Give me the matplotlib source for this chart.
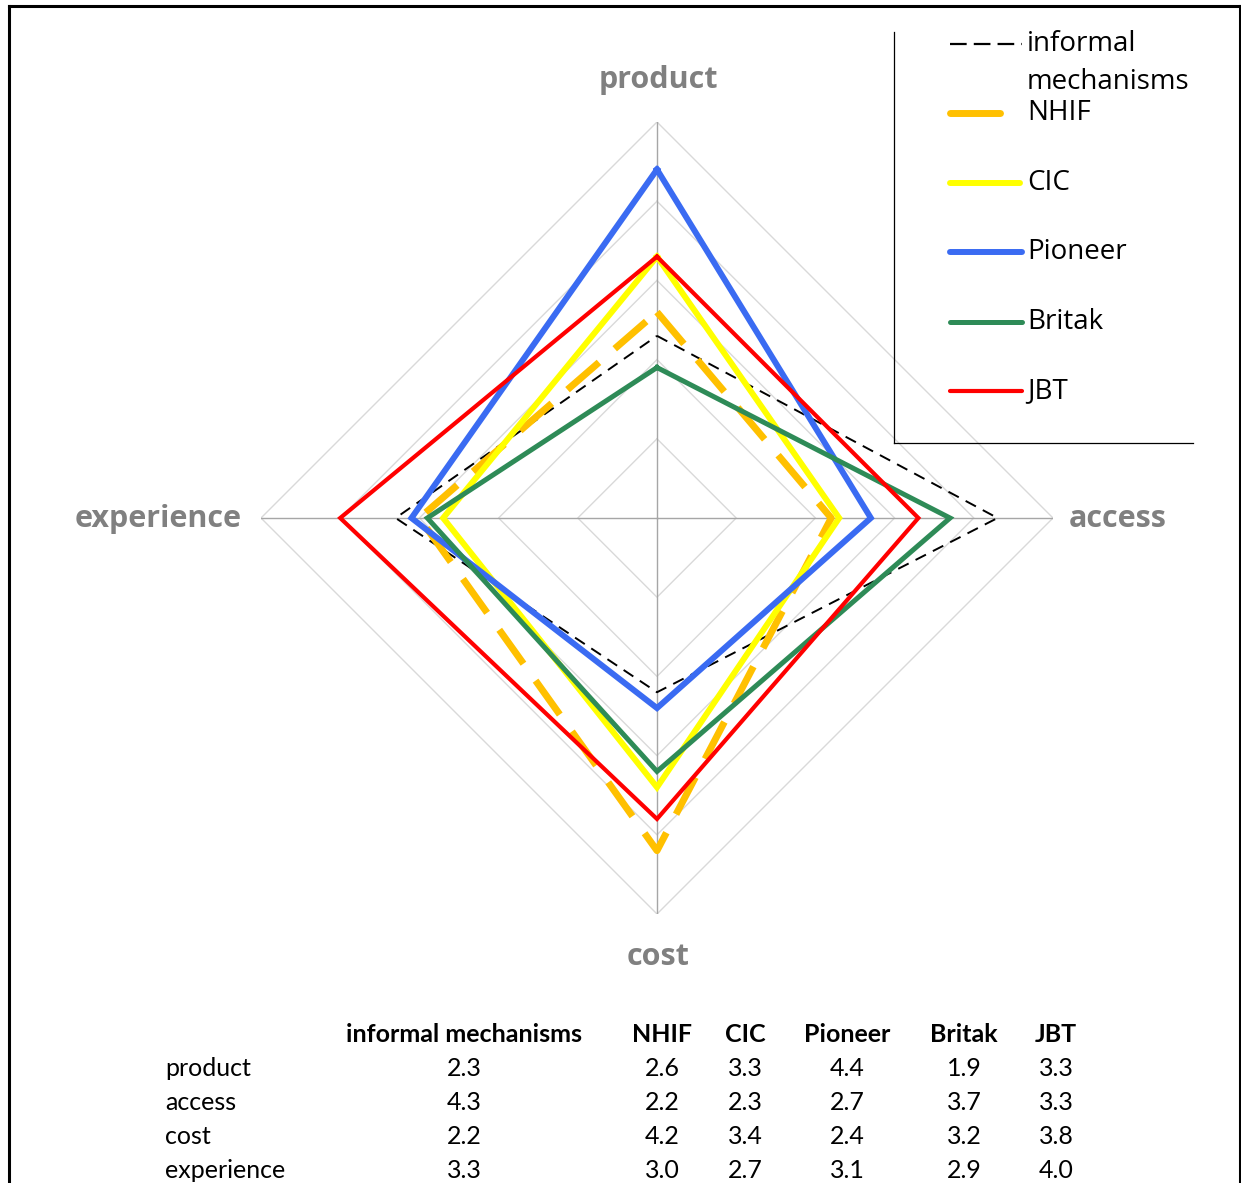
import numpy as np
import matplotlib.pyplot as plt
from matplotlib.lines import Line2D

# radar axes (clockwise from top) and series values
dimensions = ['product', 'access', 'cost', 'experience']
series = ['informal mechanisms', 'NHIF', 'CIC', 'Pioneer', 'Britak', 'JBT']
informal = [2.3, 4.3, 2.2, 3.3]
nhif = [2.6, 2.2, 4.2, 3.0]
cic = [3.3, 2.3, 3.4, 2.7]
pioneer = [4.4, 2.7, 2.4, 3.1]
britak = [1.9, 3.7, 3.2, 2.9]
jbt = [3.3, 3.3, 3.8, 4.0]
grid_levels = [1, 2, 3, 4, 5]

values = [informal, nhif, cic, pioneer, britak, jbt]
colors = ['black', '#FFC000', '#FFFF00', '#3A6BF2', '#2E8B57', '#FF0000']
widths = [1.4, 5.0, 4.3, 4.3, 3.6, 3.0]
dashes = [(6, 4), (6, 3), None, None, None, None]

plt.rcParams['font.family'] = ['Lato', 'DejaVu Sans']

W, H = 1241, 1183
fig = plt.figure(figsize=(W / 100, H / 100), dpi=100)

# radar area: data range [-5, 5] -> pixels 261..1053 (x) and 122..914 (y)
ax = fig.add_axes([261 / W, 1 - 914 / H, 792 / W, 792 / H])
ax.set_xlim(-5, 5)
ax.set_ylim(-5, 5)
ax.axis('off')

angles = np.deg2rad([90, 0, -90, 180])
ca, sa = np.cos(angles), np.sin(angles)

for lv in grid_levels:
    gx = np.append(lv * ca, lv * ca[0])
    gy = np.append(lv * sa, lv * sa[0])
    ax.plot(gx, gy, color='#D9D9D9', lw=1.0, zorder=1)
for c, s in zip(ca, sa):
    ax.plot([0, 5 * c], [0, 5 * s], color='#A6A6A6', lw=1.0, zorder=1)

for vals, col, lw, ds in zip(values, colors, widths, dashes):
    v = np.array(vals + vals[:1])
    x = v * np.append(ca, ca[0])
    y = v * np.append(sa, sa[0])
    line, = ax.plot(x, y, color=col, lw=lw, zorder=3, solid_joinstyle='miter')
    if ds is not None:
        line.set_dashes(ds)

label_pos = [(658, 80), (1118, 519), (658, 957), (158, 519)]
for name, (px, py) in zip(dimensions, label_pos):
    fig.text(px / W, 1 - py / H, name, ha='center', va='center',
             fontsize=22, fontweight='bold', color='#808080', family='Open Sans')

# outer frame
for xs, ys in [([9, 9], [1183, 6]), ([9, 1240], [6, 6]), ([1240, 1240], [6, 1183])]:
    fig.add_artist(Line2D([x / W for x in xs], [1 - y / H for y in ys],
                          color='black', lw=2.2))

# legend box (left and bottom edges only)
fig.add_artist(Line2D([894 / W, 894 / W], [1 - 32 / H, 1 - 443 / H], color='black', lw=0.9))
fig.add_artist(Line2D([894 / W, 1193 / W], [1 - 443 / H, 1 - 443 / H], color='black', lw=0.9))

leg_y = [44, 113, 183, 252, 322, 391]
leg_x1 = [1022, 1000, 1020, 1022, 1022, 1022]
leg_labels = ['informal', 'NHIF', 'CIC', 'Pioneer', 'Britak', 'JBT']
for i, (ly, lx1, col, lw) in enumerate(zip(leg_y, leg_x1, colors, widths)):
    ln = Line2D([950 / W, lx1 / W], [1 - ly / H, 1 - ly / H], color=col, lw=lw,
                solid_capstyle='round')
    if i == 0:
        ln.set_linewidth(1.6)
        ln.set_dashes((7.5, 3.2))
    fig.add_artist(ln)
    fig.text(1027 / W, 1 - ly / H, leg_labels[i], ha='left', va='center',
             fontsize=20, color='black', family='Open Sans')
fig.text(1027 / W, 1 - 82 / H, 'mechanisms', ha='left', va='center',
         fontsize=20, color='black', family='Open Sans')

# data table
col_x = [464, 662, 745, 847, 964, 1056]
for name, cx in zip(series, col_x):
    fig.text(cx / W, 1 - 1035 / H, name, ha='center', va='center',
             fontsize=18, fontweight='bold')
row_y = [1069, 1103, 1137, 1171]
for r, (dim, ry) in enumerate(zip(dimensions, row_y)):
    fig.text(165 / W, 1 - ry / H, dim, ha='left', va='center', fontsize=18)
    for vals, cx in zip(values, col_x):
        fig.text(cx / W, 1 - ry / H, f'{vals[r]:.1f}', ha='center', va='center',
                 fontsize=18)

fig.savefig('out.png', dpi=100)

GOAL: Without the pictures, please reproduce each line of the listing above exactly, from the first one through the line bearing "ax.plot([0, 5 *".

EXPECTED ANSWER:
Give me the matplotlib source for this chart.
import numpy as np
import matplotlib.pyplot as plt
from matplotlib.lines import Line2D

# radar axes (clockwise from top) and series values
dimensions = ['product', 'access', 'cost', 'experience']
series = ['informal mechanisms', 'NHIF', 'CIC', 'Pioneer', 'Britak', 'JBT']
informal = [2.3, 4.3, 2.2, 3.3]
nhif = [2.6, 2.2, 4.2, 3.0]
cic = [3.3, 2.3, 3.4, 2.7]
pioneer = [4.4, 2.7, 2.4, 3.1]
britak = [1.9, 3.7, 3.2, 2.9]
jbt = [3.3, 3.3, 3.8, 4.0]
grid_levels = [1, 2, 3, 4, 5]

values = [informal, nhif, cic, pioneer, britak, jbt]
colors = ['black', '#FFC000', '#FFFF00', '#3A6BF2', '#2E8B57', '#FF0000']
widths = [1.4, 5.0, 4.3, 4.3, 3.6, 3.0]
dashes = [(6, 4), (6, 3), None, None, None, None]

plt.rcParams['font.family'] = ['Lato', 'DejaVu Sans']

W, H = 1241, 1183
fig = plt.figure(figsize=(W / 100, H / 100), dpi=100)

# radar area: data range [-5, 5] -> pixels 261..1053 (x) and 122..914 (y)
ax = fig.add_axes([261 / W, 1 - 914 / H, 792 / W, 792 / H])
ax.set_xlim(-5, 5)
ax.set_ylim(-5, 5)
ax.axis('off')

angles = np.deg2rad([90, 0, -90, 180])
ca, sa = np.cos(angles), np.sin(angles)

for lv in grid_levels:
    gx = np.append(lv * ca, lv * ca[0])
    gy = np.append(lv * sa, lv * sa[0])
    ax.plot(gx, gy, color='#D9D9D9', lw=1.0, zorder=1)
for c, s in zip(ca, sa):
    ax.plot([0, 5 * c], [0, 5 * s], color='#A6A6A6', lw=1.0, zorder=1)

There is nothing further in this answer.